I’ve been trying to get on a consistent writing routine and almost every author who gives writing advice provides the simple maxim, “Write Everyday.”
I’d like to add the caveat, “…except when you don’t.”
Days and weeks are busy. If you, like me, work a joe job schlepping for the man, then you’ve got to take care of the time you have with some delicacy. You need to unwind, you need to eat, you need to be (occasionally) social, you need to read and ingest other forms of media (which is half of what this writing gig’s about). And you need to write.
I myself have been trying to hit a quota of at least four times a week. In my more frantic pushes to finish projects, I’d set aside 4-6 hours at night of non-stop writing action. The results were very productive– I’d get over 20,000 words a week. That’s not always possible but what I learned from that is that it helps to anchor your routine to rituals. My rituals were:
- Brew a pot of coffee at 6 PM
- Drink coffee, start project, catch up with Twitter
- Get a burrito between 7-8 PM
- Eat burrito while writing
- Brew decaf pot of coffee, see what’s happening on Twitter
- Get zoned in on writing until 12:30 AM
It’s probably not the most feasible schedule ever written– I’m not entirely sure I can write off burritos for tax purposes– but that framework of regularity took care of life’s stressful little details such that I could focus on the work. If I got lost along the way, I knew how to click back into the groove (“Oh, I haven’t brewed the decaf yet. I’m on it.”). I also knew when I was going to stop (which is sometimes more of a suggestion if the writing’s hot).

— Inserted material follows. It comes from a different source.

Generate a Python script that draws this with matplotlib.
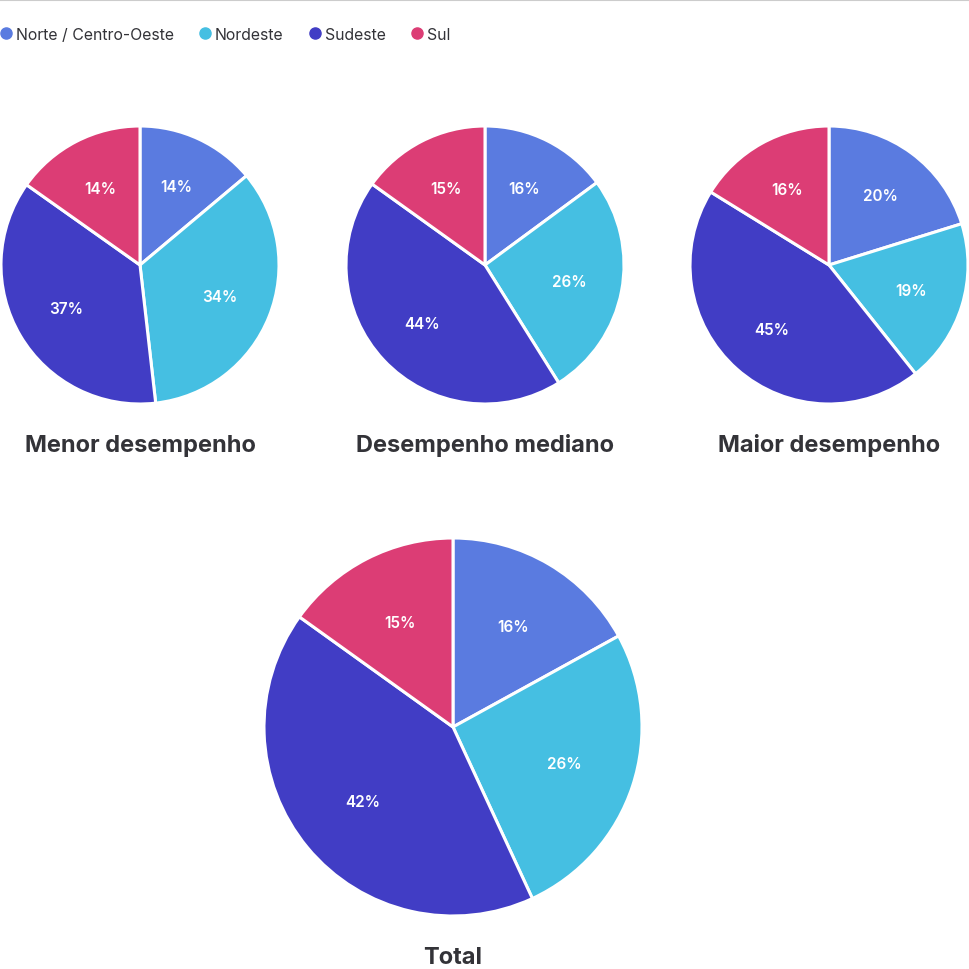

You’ll also notice that I included farting around on social media into the routine. I feel like it’s necessary to distract yourself a little bit to keep the gears in your head properly oiled. Writing emails, chatting a buddy on Facebook, Tweeting, these are all ways to exercise the writing component of your mind, while also exorcising certain ideas that have no place in your fiction (e.g. if I have a joke that’s inappropriate for the book I’m working on, I’ll throw it on Twitter or simply just send it to a friend, instead of trying to jam it crudely into some prose).
These days I’m allowing a little more time to finish projects, I find myself asking myself the question of setting up a word count quota. How much should I get down? I’ve used quotas in the past and they can be incredibly helpful. In fact, I still use them but I’ve ratcheted it down to ~400 words per session instead of 1,200.
Because I think the more important thing to set up is the time allotted to write instead of a hard number to hit. You ever read a listicle that tried so hard to hit the word count that it strung a sentence along twice the length it needed to be? There are tales of NaNoWriMo cheating their word counts in all sorts of ways– and it misses the point. If you set up a beginning time and a finishing time, you’ll hit your quota. You’ll exceed it beyond your wildest speculations.
I still haven’t created a perfect schedule and I’m still tweaking what works. There are the days where I just squeak by with the minimum 400 and then there are days when I can’t stop and I’ve got 20 more pages compiled. And maybe that’s just what works for me– like a runner training for the big marathon.
So, if this entry has a point it’s this: The big push will yield a big pay off, but so will the accumulation of regular sprints. You just need to make the time.
If you’ve got suggestions, hey, lemme know.